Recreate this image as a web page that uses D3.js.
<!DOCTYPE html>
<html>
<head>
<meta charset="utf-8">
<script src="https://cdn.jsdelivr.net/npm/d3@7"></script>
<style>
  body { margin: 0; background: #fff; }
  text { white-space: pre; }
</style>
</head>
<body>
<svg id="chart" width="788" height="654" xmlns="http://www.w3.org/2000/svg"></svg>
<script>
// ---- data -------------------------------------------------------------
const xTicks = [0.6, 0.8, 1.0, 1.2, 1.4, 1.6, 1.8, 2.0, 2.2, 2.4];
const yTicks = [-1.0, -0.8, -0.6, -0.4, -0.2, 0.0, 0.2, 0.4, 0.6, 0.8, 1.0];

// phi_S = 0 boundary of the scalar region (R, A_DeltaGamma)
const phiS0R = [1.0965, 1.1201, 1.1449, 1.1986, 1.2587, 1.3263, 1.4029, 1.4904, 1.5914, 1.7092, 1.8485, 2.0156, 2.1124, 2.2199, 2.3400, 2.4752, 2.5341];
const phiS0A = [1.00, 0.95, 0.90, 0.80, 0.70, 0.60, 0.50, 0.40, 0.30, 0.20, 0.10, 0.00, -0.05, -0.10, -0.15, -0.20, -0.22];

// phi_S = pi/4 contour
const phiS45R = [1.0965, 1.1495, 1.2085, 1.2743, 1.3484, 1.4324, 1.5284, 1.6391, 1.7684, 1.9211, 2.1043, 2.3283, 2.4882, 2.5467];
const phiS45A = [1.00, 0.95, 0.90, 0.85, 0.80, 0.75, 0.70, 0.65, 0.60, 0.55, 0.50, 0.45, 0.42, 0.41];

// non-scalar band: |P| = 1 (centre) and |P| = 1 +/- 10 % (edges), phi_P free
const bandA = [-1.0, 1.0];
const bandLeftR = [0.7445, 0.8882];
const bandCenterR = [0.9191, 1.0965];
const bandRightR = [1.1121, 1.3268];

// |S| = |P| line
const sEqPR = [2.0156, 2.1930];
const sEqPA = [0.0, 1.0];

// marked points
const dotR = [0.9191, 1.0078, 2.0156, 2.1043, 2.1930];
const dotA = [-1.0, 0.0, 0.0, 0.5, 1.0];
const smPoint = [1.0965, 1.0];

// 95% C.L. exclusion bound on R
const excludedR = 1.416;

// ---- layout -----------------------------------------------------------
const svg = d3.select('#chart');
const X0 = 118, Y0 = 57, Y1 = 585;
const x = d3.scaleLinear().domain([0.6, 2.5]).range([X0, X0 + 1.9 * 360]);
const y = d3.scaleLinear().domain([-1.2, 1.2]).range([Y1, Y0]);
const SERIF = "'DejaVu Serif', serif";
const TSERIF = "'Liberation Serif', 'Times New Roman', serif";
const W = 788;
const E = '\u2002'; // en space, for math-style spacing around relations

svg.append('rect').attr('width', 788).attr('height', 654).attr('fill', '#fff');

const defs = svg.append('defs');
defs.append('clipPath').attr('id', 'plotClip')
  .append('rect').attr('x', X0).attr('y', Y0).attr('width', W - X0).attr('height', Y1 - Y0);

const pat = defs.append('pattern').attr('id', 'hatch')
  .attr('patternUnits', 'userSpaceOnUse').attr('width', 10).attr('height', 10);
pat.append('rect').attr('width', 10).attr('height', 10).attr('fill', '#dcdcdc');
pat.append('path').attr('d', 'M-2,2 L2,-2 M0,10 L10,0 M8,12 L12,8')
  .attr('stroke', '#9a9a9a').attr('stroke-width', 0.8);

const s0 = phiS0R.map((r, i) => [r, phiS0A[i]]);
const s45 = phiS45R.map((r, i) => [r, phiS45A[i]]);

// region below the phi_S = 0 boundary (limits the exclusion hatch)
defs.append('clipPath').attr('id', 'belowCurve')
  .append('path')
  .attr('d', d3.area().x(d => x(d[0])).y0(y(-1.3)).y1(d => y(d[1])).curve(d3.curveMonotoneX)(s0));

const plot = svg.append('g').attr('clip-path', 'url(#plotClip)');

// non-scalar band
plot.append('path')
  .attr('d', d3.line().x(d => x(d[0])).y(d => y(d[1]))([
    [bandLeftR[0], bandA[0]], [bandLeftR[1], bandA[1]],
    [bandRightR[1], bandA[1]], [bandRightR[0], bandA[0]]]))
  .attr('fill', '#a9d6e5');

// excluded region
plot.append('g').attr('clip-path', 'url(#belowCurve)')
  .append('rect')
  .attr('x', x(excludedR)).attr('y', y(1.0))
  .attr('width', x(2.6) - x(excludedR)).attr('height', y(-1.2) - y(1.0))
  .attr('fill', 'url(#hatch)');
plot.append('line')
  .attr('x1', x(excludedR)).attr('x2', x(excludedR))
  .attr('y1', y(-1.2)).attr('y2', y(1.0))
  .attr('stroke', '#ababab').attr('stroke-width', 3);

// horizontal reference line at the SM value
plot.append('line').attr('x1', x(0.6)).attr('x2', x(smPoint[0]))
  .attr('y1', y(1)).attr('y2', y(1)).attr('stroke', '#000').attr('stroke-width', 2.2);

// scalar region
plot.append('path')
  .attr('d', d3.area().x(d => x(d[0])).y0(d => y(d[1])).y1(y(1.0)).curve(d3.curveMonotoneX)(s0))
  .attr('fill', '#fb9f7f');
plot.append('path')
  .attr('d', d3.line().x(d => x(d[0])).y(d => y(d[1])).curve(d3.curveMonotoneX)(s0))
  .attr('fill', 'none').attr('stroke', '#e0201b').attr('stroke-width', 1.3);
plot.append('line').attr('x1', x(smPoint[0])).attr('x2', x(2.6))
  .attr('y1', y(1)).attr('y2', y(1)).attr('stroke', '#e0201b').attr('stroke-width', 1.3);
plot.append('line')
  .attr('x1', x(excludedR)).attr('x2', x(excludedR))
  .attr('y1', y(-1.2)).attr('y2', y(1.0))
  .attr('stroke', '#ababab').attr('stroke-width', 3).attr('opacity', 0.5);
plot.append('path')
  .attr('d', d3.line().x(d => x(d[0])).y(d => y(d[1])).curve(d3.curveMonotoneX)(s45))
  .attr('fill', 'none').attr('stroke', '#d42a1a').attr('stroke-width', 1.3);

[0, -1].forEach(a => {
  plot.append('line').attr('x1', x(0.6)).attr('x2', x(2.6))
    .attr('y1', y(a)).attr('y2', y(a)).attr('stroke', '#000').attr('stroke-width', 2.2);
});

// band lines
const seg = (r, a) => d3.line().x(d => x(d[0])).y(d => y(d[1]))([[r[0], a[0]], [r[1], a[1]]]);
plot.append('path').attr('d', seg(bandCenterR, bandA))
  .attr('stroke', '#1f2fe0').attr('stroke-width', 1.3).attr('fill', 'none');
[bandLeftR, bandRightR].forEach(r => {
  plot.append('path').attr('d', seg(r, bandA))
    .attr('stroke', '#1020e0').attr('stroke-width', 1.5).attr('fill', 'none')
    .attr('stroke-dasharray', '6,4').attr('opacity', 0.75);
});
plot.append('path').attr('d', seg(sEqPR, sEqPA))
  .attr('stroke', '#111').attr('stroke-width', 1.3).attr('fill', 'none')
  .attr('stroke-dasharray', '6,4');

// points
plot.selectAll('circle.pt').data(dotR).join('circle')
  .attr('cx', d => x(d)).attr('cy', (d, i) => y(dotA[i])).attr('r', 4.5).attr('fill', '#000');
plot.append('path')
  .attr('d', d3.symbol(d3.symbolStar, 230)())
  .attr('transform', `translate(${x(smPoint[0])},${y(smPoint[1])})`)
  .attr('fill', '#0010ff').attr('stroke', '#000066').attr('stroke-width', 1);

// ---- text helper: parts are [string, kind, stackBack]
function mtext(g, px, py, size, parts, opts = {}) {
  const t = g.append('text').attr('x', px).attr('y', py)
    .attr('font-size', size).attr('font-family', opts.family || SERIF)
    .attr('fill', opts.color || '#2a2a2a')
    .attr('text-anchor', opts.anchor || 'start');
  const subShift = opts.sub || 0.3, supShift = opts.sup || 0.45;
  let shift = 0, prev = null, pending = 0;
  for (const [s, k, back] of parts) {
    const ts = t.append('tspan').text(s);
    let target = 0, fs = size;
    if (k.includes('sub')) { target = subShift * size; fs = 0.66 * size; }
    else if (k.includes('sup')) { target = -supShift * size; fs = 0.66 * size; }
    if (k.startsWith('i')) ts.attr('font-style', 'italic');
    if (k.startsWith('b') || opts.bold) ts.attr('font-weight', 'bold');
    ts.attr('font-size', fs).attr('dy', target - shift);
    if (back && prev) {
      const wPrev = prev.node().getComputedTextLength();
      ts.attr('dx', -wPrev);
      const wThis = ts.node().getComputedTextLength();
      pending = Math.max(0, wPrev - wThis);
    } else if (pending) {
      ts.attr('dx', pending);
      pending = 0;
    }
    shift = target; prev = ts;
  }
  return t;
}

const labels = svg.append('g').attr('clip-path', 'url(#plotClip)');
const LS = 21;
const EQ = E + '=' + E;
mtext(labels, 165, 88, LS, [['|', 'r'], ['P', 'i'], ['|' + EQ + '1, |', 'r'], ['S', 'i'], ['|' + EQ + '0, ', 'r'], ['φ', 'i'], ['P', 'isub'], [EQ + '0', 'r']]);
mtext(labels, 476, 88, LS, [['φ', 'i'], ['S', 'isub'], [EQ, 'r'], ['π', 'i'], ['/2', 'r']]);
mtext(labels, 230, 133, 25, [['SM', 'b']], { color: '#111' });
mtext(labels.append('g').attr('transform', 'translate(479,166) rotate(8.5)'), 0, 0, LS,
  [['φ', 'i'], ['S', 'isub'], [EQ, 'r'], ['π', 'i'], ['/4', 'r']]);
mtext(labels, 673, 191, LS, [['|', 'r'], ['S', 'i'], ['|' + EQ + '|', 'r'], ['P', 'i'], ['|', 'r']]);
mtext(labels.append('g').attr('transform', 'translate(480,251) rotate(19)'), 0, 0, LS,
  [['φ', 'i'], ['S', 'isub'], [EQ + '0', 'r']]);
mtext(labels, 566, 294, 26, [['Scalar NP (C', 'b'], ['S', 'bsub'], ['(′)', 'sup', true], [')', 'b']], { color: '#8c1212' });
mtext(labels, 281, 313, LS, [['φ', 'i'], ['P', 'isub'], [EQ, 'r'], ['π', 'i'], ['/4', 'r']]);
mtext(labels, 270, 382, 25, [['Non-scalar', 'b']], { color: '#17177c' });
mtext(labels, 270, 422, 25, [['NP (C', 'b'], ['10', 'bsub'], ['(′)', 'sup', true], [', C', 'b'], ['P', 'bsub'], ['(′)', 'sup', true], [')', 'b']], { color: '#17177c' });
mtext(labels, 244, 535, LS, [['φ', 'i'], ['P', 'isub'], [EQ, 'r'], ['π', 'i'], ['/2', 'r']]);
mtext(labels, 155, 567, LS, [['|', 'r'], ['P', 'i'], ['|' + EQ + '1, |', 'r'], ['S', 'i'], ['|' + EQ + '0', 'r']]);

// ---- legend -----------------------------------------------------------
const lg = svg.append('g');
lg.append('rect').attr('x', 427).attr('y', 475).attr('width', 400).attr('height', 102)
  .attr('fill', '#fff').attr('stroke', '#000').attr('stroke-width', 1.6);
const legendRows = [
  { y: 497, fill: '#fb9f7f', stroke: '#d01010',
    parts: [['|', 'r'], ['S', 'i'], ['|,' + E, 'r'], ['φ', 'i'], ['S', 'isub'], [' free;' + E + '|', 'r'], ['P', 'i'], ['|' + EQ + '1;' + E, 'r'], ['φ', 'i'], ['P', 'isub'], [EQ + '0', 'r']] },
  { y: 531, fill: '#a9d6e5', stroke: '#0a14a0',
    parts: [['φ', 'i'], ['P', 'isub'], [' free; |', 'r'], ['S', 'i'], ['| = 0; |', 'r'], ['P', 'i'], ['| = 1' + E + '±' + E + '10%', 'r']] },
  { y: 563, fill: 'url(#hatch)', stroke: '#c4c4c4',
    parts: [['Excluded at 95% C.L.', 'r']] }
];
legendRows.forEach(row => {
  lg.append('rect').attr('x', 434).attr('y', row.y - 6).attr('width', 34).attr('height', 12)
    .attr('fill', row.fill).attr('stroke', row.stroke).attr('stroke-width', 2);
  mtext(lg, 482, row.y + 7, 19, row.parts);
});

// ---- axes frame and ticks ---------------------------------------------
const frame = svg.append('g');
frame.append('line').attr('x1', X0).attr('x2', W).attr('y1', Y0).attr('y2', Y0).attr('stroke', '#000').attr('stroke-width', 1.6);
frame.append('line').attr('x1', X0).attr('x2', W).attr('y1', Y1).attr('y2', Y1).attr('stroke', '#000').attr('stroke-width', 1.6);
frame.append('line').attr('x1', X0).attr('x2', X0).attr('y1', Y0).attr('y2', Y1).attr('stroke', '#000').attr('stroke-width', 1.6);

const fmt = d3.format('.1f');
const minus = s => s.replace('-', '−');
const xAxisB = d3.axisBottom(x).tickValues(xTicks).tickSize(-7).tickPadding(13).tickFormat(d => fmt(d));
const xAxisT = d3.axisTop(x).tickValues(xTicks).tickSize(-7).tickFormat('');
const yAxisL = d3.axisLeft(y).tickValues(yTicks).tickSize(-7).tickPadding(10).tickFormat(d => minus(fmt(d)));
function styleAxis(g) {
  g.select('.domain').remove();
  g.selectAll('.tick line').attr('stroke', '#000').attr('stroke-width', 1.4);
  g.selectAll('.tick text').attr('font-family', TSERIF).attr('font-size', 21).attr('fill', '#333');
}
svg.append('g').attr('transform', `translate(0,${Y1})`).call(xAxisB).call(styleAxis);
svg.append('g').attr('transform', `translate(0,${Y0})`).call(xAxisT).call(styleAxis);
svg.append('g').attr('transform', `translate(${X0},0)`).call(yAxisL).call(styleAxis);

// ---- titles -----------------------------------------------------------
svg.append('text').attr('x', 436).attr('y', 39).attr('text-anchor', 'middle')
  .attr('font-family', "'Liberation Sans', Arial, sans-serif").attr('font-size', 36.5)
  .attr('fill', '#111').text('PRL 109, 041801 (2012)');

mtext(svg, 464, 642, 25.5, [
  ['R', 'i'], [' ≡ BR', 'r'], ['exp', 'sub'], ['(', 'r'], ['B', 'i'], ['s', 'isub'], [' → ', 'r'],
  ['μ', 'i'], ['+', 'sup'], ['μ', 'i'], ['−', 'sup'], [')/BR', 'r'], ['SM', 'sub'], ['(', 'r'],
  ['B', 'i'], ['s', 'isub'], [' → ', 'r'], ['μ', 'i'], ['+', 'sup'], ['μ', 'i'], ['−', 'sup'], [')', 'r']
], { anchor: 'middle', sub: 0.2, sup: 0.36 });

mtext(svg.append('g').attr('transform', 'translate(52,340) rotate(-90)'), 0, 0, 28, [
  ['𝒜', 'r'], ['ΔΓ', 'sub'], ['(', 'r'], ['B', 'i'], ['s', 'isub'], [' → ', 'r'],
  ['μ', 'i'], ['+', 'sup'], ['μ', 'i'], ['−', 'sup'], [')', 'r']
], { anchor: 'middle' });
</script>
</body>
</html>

■ ■ ■ ■

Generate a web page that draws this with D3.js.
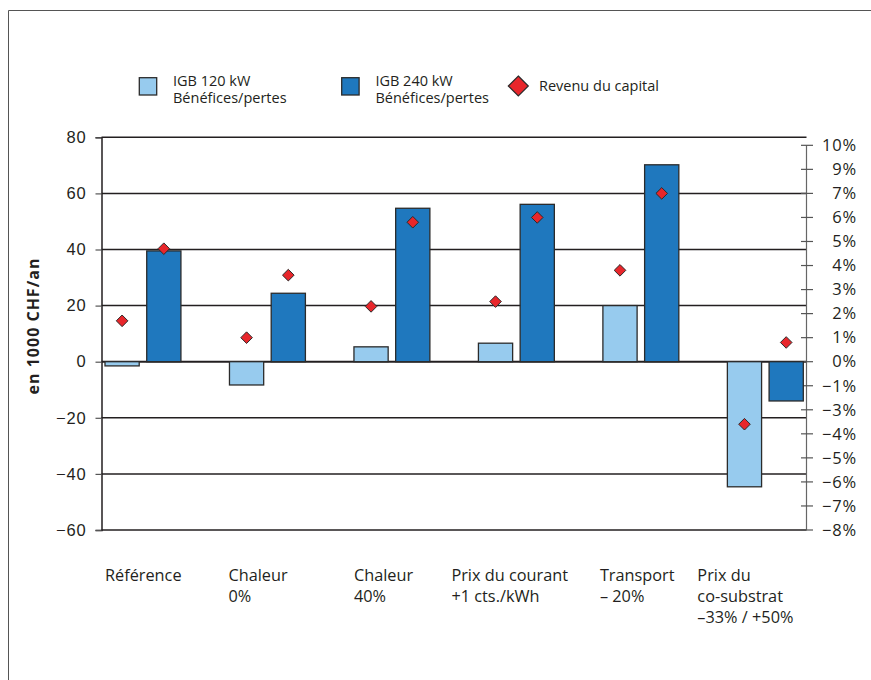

■ ■ ■ ■

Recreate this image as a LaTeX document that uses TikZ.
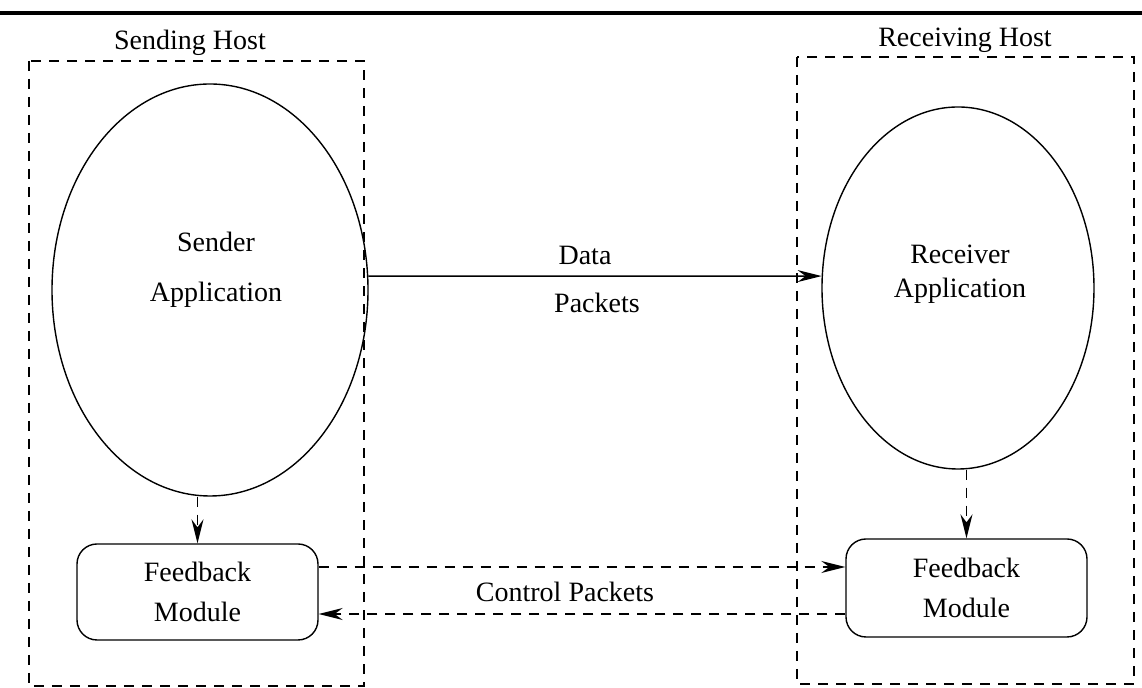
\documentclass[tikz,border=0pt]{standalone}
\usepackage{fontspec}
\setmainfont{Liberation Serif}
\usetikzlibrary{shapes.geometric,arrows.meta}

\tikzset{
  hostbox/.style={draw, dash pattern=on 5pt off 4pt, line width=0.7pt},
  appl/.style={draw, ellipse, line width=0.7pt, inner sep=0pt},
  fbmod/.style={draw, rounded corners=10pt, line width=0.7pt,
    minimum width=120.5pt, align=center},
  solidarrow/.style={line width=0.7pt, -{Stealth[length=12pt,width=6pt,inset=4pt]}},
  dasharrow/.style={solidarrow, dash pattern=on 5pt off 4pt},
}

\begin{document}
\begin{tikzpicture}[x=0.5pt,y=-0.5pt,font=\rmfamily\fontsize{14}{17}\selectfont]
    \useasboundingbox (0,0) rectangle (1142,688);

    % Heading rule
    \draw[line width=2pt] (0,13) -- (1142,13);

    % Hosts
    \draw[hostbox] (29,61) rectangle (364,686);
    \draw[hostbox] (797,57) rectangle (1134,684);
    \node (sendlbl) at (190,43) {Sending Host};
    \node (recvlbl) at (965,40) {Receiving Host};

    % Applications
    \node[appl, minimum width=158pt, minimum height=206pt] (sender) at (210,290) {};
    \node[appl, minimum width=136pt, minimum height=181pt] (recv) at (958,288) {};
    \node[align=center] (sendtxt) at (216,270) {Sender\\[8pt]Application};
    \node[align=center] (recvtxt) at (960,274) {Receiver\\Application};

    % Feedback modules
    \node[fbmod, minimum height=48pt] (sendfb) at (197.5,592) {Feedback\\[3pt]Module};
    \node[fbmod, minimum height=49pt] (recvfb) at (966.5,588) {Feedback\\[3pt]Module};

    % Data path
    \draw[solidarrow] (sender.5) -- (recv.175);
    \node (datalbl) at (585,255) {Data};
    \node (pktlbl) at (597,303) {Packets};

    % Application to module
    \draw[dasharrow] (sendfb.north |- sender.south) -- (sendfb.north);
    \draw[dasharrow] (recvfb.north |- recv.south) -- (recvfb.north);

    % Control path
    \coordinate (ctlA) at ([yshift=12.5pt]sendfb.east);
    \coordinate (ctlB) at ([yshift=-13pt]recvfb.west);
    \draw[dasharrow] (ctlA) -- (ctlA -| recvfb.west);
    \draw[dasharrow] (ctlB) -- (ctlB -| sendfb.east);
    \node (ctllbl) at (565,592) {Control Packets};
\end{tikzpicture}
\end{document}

■ ■ ■ ■

YOUR TASK:
Which lines above run from the one containing "Recreate this image as a web" down to the one containing "const excludedR = 1.416;"? Repeat exactly those, both ends included, and nothing else.

COMPLETE RESPONSE:
Recreate this image as a web page that uses D3.js.
<!DOCTYPE html>
<html>
<head>
<meta charset="utf-8">
<script src="https://cdn.jsdelivr.net/npm/d3@7"></script>
<style>
  body { margin: 0; background: #fff; }
  text { white-space: pre; }
</style>
</head>
<body>
<svg id="chart" width="788" height="654" xmlns="http://www.w3.org/2000/svg"></svg>
<script>
// ---- data -------------------------------------------------------------
const xTicks = [0.6, 0.8, 1.0, 1.2, 1.4, 1.6, 1.8, 2.0, 2.2, 2.4];
const yTicks = [-1.0, -0.8, -0.6, -0.4, -0.2, 0.0, 0.2, 0.4, 0.6, 0.8, 1.0];

// phi_S = 0 boundary of the scalar region (R, A_DeltaGamma)
const phiS0R = [1.0965, 1.1201, 1.1449, 1.1986, 1.2587, 1.3263, 1.4029, 1.4904, 1.5914, 1.7092, 1.8485, 2.0156, 2.1124, 2.2199, 2.3400, 2.4752, 2.5341];
const phiS0A = [1.00, 0.95, 0.90, 0.80, 0.70, 0.60, 0.50, 0.40, 0.30, 0.20, 0.10, 0.00, -0.05, -0.10, -0.15, -0.20, -0.22];

// phi_S = pi/4 contour
const phiS45R = [1.0965, 1.1495, 1.2085, 1.2743, 1.3484, 1.4324, 1.5284, 1.6391, 1.7684, 1.9211, 2.1043, 2.3283, 2.4882, 2.5467];
const phiS45A = [1.00, 0.95, 0.90, 0.85, 0.80, 0.75, 0.70, 0.65, 0.60, 0.55, 0.50, 0.45, 0.42, 0.41];

// non-scalar band: |P| = 1 (centre) and |P| = 1 +/- 10 % (edges), phi_P free
const bandA = [-1.0, 1.0];
const bandLeftR = [0.7445, 0.8882];
const bandCenterR = [0.9191, 1.0965];
const bandRightR = [1.1121, 1.3268];

// |S| = |P| line
const sEqPR = [2.0156, 2.1930];
const sEqPA = [0.0, 1.0];

// marked points
const dotR = [0.9191, 1.0078, 2.0156, 2.1043, 2.1930];
const dotA = [-1.0, 0.0, 0.0, 0.5, 1.0];
const smPoint = [1.0965, 1.0];

// 95% C.L. exclusion bound on R
const excludedR = 1.416;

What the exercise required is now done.